The deal marks the rise of a major telecom player with ambitions beyond the Hungarian borders. By folding its newly acquired assets, as well as some of its companies in the Western Balkans, into a larger group comprising another major telecommunications player in Hungary, Antenna Hungaria, 4iG is now primed to grow into a powerful regional internet company.

A closer look at the company reveals the same web of interests converging back to Fidesz and Mr. Orban. 4iG’s owner and CEO, Gellert Jaszai, used to work for Opus Global, a company owned by Lorinc Meszaros, Mr. Orban’s childhood friend who is now one of the wealthiest oligarchs in Hungary. Last year, 4iG was designated as a strategic company by the Hungarian government. This means the deals the company is involved in do not need to be approved by the local competition authority and can’t be investigated by any state bodies.

Alpac Capital, whose CEO is also a member of the 4iG board, provided funding for this deal, too, according to evidence gathered by MediaPowerMonitor.

This is not the first time Hungary’s oligarchic class is investing in media and tech companies abroad. In recent years, Fidesz-linked oligarchs have made acquisitions of media outlets in Slovenia, a small Eastern European country of two million whose Prime Minister Janez Jansa is a buddy of Mr. Orban, and North Macedonia, another small Balkan nation whose fugitive Prime Minister, Nikola Gruevski, convicted for corruption, was sheltered by Mr. Orban in Budapest four years ago.

At home, in Hungary, Fidesz-supportive oligarchs have taken over swathes of news media. Three years ago, they donated most of their media assets to the European Press and Media Foundation (KESMA), a pro-Orban group that shelters some 500 media organizations.

But while the media in Hungary serves Fidesz in the national elections, the switch to pan-European outlets like Euronews and tech groups with cross-border operations marks a significant change in Fidesz’s strategy.

Mr. Orban, who has been at loggerheads with the EU for the past few years because of his atrocious migration and minority policies and views, might look for more impactful communication weapons that would give him more leverage in the endless fights with Brussels over European funds. Moreover, Mr. Orban, whose morale was significantly buoyed by three consecutive electoral victories in the past 12 years, increasingly likes to pose as the leader of a new, Christian Europe. In recent years, he has organized summits with like-minded populist leaders and has tried to rally to his cause ethnic Hungarians abroad.

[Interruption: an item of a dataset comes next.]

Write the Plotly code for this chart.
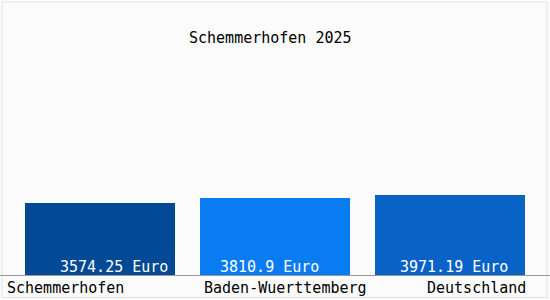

To propagate all his ideas, he needs stronger platforms with higher outreach but also a strong foothold in the tech and telecom industry to control the flow of content and communication. With news in 13 languages, Euronews reaches a monthly audience of 15.2 million viewers in Europe and can be watched by 415 million households in 156 countries, according to the channel’s own audience data.

On the other hand, as the internet is still a hard-to-control space where critical opinions can be aired freely, investing in tech infrastructure is key for the future, if Fidesz wants to have one. At home, the DIGI network that Fidesz-controlled 4iG took over, has 1.1 million subscribers, a significant portion of households in a country of less than 10 million people.

All in all, Mr. Orban doesn’t seem to have any concerns at all about winning the Hungarian elections again, which are three months away. His eyes are now set on a much bigger prize.